Emmanuel Macron ist neuer Präsident Frankreichs – zum Glück. Doch er steht vor gewaltigen Herausforderungen, findet StZ-Chefredakteur Joachim Dorfs.

Chefredaktion: Joachim Dorfs (jd)

Stuttgart - Frankreich hat sich für den Aufbruch entschieden – für wirtschaftliche und soziale Reformen, für die Einbindung in die Europäische Union, den Euro und vor allem für Optimismus und Selbstbewusstsein. Das ist die eine, die positive Lesart der Wahl Emmanuel Macrons zum neuen Präsidenten Frankreichs. Ein Seufzer der Erleichterung geht nach diesem Sieg in einer veritablen Schicksalswahl durch Europa. Nicht auszudenken, was ein anderes Ergebnis für Frankreich und den Kontinent bedeutet hätte. Die Tradition der republikanischen Front, gegen die Rechtsextremen zusammenzustehen, bröckelt, aber sie hält.

 

Die andere, nicht so positive Lesart geht so: Gut ein Drittel der französischen Wähler verachtet die bisherigen republikanischen Werte und ihre Repräsentanten so sehr, dass sie eine rechtsextreme Angstmacherin wählen, die Fremdenfeindlichkeit und einen autoritären, abgeschotteten Nationalstaat propagiert. Mehr noch: Vielen Wählern waren beide Kandidaten derart fremd, dass sie nicht zur Wahl gegangen sind oder ein leeres Papier abgegeben haben – als Ausdruck des Protestes gegen Hass (Le Pen) und vermeintlichen Turbokapitalismus (Macron). Und es waren vor allem die Jungen, die sich weder von der Rechtsnationalistin noch vom Reformer angesprochen fühlten.

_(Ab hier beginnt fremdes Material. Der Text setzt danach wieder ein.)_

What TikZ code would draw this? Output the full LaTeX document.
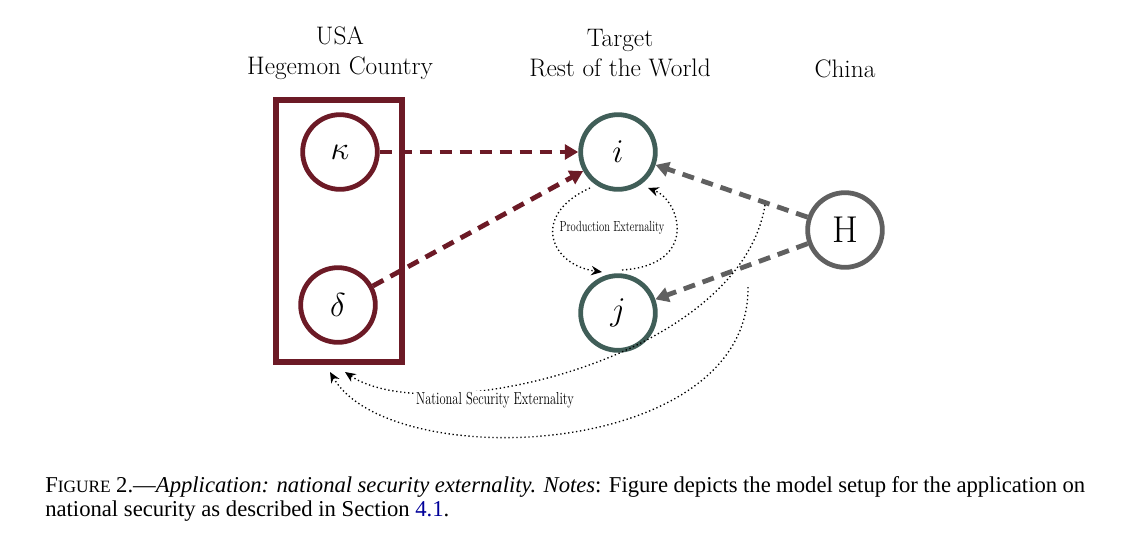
\documentclass[tikz,border=0pt]{standalone}
\usepackage{amsmath,amssymb}
\usepackage{fontspec}
\newfontfamily\capfont{Liberation Serif}
\usepackage{tikz}
\usetikzlibrary{arrows.meta}
\definecolor{hegred}{RGB}{108,26,38}
\definecolor{rowteal}{RGB}{64,94,88}
\definecolor{chgrey}{RGB}{96,96,96}
\hyphenation{appli-ca-tion}
\tikzset{
  agent/.style={circle,draw,line width=3.6pt,minimum size=56pt,inner sep=0pt,font=\fontsize{34}{34}\selectfont},
  link/.style={line width=3.6pt,dash pattern=on 9pt off 6pt,-{Triangle[length=10pt,width=11pt]}},
  extern/.style={dotted,line width=1pt,-{Stealth[length=8pt,width=7pt]}},
  lbl/.style={font=\fontsize{19}{23}\selectfont,align=center}
}
\begin{document}
\begin{tikzpicture}[x=0.75pt,y=0.75pt,yscale=-1,xscale=1]
\useasboundingbox (0,0) rectangle (1128,547);
\draw [hegred,line width=3.8pt] (276,100) rectangle (402,362);
\node [agent,draw=hegred] (kappa) at (340,152) {$\kappa$};
\node [agent,draw=hegred] (delta) at (338,305) {$\delta$};
\node [agent,draw=rowteal] (i) at (618,152) {$i$};
\node [agent,draw=rowteal] (j) at (618,313) {$j$};
\node [agent,draw=chgrey,font=\fontsize{28}{28}\selectfont] (H) at (845,230) {H};
\node [lbl] (usa) at (340,53) {USA\\Hegemon Country};
\node [lbl] (row) at (620,53) {Target\\Rest of the World};
\node [lbl] (china) at (845,69) {China};
\draw [link,hegred] (kappa) -- (i);
\draw [link,hegred] (delta) -- (i);
\draw [link,chgrey] (H) -- (i);
\draw [link,chgrey] (H) -- (j);
% production externality loop
\coordinate (pa) at (590,188);
\coordinate (pb) at (602,272);
\coordinate (pc) at (622,270);
\coordinate (pd) at (648,188);
\draw [extern] (pa) .. controls (530,215) and (550,265) .. (pb);
\draw [extern] (pc) .. controls (700,265) and (680,200) .. (pd);
\node [font=\fontsize{11}{12}\selectfont,xscale=0.72] (prod) at (612,228) {Production Externality};
% national security externality
\coordinate (na) at (765,205);
\coordinate (nb) at (748,287);
\coordinate (nc) at (345,372);
\coordinate (nd) at (330,372);
\draw [extern] (na) .. controls (740,360) and (430,430) .. (nc);
\draw [extern] (nb) .. controls (750,460) and (390,475) .. (nd);
\node [font=\fontsize{13}{14}\selectfont,xscale=0.72,fill=white,inner sep=1pt] (nat) at (495,400) {National Security Externality};
\node [anchor=north west,text width=780pt,align=justify,inner sep=0pt,font=\capfont\fontsize{17}{18}\selectfont] (cap) at (45,476)
{F{\fontsize{13}{14}\selectfont IGURE} 2.—\textit{Application: national security externality. Notes}: Figure depicts the model setup for the application on national security as described in Section \textcolor{blue!60!black}{4.1}.};
\end{tikzpicture}
\end{document}
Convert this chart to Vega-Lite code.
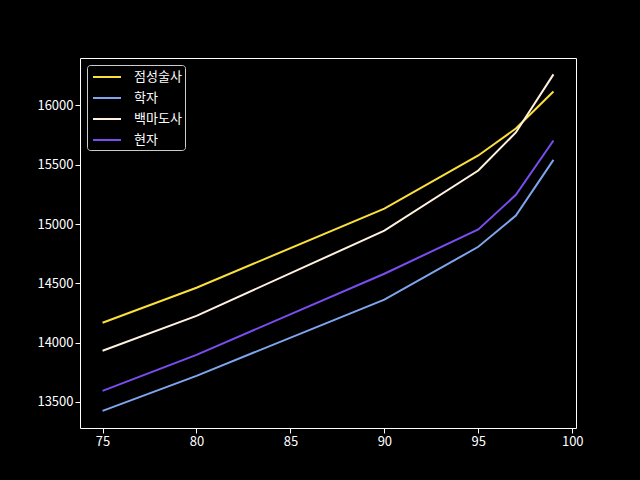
{
  "$schema": "https://vega.github.io/schema/vega-lite/v6.json",
  "autosize": {"type": "none"},
  "width": 496,
  "height": 370,
  "padding": {"left": 80, "top": 58, "right": 64, "bottom": 52},
  "background": "#000000",
  "config": {
    "font": "Noto Sans CJK KR",
    "view": {"stroke": "#ffffff", "strokeWidth": 1},
    "axis": {
      "grid": false,
      "domain": false,
      "tickColor": "#ffffff",
      "tickSize": 5,
      "labelColor": "#ffffff",
      "labelFontSize": 13,
      "labelFont": "Noto Sans CJK KR",
      "title": null
    }
  },
  "data": {
    "values": [
      {"x": 75, "y": 14167, "s": "점성술사"},
      {"x": 80, "y": 14463, "s": "점성술사"},
      {"x": 90, "y": 15130, "s": "점성술사"},
      {"x": 95, "y": 15578, "s": "점성술사"},
      {"x": 97, "y": 15806, "s": "점성술사"},
      {"x": 99, "y": 16118, "s": "점성술사"},
      {"x": 75, "y": 13424, "s": "학자"},
      {"x": 80, "y": 13720, "s": "학자"},
      {"x": 90, "y": 14362, "s": "학자"},
      {"x": 95, "y": 14808, "s": "학자"},
      {"x": 97, "y": 15071, "s": "학자"},
      {"x": 99, "y": 15541, "s": "학자"},
      {"x": 75, "y": 13931, "s": "백마도사"},
      {"x": 80, "y": 14226, "s": "백마도사"},
      {"x": 90, "y": 14944, "s": "백마도사"},
      {"x": 95, "y": 15451, "s": "백마도사"},
      {"x": 97, "y": 15772, "s": "백마도사"},
      {"x": 99, "y": 16262, "s": "백마도사"},
      {"x": 75, "y": 13593, "s": "현자"},
      {"x": 80, "y": 13897, "s": "현자"},
      {"x": 90, "y": 14581, "s": "현자"},
      {"x": 95, "y": 14955, "s": "현자"},
      {"x": 97, "y": 15246, "s": "현자"},
      {"x": 99, "y": 15704, "s": "현자"}
    ]
  },
  "mark": {"type": "line", "strokeWidth": 2, "clip": true},
  "encoding": {
    "x": {
      "field": "x",
      "type": "quantitative",
      "scale": {"domain": [73.8, 100.2], "nice": false, "zero": false},
      "axis": {"values": [75, 80, 85, 90, 95, 100], "format": "d"}
    },
    "y": {
      "field": "y",
      "type": "quantitative",
      "scale": {"domain": [13280, 16400], "nice": false, "zero": false},
      "axis": {"values": [13500, 14000, 14500, 15000, 15500, 16000], "format": "d"}
    },
    "color": {
      "field": "s",
      "type": "nominal",
      "scale": {
        "domain": ["점성술사", "학자", "백마도사", "현자"],
        "range": ["#fbe03c", "#7ea6ee", "#fff1de", "#7a4df2"]
      },
      "legend": {
        "title": null,
        "orient": "top-left",
        "offset": 7,
        "fillColor": "#000000",
        "strokeColor": "#cccccc",
        "cornerRadius": 3,
        "padding": 3,
        "rowPadding": 5,
        "symbolType": "M-0.75,0L2.75,0",
        "symbolSize": 256,
        "symbolStrokeWidth": 2,
        "labelColor": "#ffffff",
        "labelFontSize": 13,
        "labelFont": "Noto Sans CJK KR",
        "labelOffset": 26
      }
    }
  }
}
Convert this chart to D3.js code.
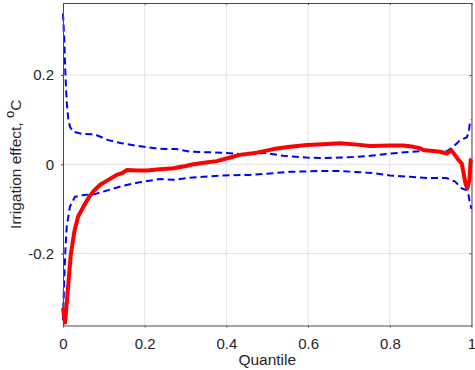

Nicht nur ein, sondern mehrere Frankreichs

Der neue Präsident herrscht also nicht nur über ein, sondern über mehrere Frankreichs, die völlig entgegengesetzte Vorstellungen von der Zukunft haben und sich nur in einem einig sind: So, wie es ist, kann es nicht bleiben. Und er tut dies mit ungewisser Aussicht auf eine parlamentarische Unterstützung seiner Politik. Im Moment ist seine Bewegung En Marche! (Vorwärts!) in der Nationalversammlung noch gar nicht vertreten. Ob beziehungsweise wie Macron seine angekündigte Politik umsetzen kann, wird sich erst nach den Parlamentswahlen im Juni zeigen.

Mit einem so großen Druck, einer so hohen Erwartungshaltung und unter so schwierigen Voraussetzungen ist wohl noch kein Präsident in den Élysée-Palast gewählt worden. Doch umgekehrt gibt ihm gerade diese Konstellation die Legitimation und vielleicht auch die Möglichkeit, jene Veränderungen umzusetzen, an denen seine Vorgänger gescheitert sind. „Wo aber Gefahr ist, wächst das Rettende auch“, wusste schon Hölderlin. Zum einen: Der Leidensdruck in Frankreich ist enorm, und Macron hat den Franzosen vor der Wahl reinen Wein eingeschenkt. Daraus kann er nun ein eindeutiges Mandat für Reformen ableiten: Auf seiner Agenda stehen unter anderem eine Arbeitsmarktreform, Einsparungen im öffentlichen Dienst und Veränderungen bei der Rente.

Macron hat fünf Jahre Zeit zu liefern

Da sich auch die politischen Koordinaten links des Rheins mit dieser Wahl verschoben haben – die Sozialisten stehen vor der Selbstauflösung, die Republikaner vor einer Frischzellenkur –, stehen die Chancen für eine politische Umsetzung seiner Reformagenda eventuell gar nicht schlecht.

Macron hat nun fünf Jahre Zeit zu liefern. Für seine Politik, sein Land aus seiner Lethargie zu befreien und Wachstumskräfte freizusetzen, die Arbeitslosigkeit zu senken und Jugendlichen bessere Perspektiven zu bieten, kurz: Frankreich positiver in die Zukunft schauen zu lassen, wird er alle Unterstützung brauchen. Auch und gerade die aus Deutschland, das ein vitales Interesse an einem starken Frankreich hat. In dem Maße, in dem Macron sein Land glaubwürdig reformiert, fällt es auch Berlin leichter, Zugeständnisse zu machen.

Ist Macron erfolgreich, kann dieser 7. Mai 2017 der Tag gewesen sein, an dem sich nicht nur Frankreich am eigenen Schopf aus dem Sumpf gezogen hat, sondern auch einen neuen, starken Impuls für die Integration Europas gegeben hat. Scheitert er, steht die Alternative schon vor der Tür. Sie heißt Marine Le Pen.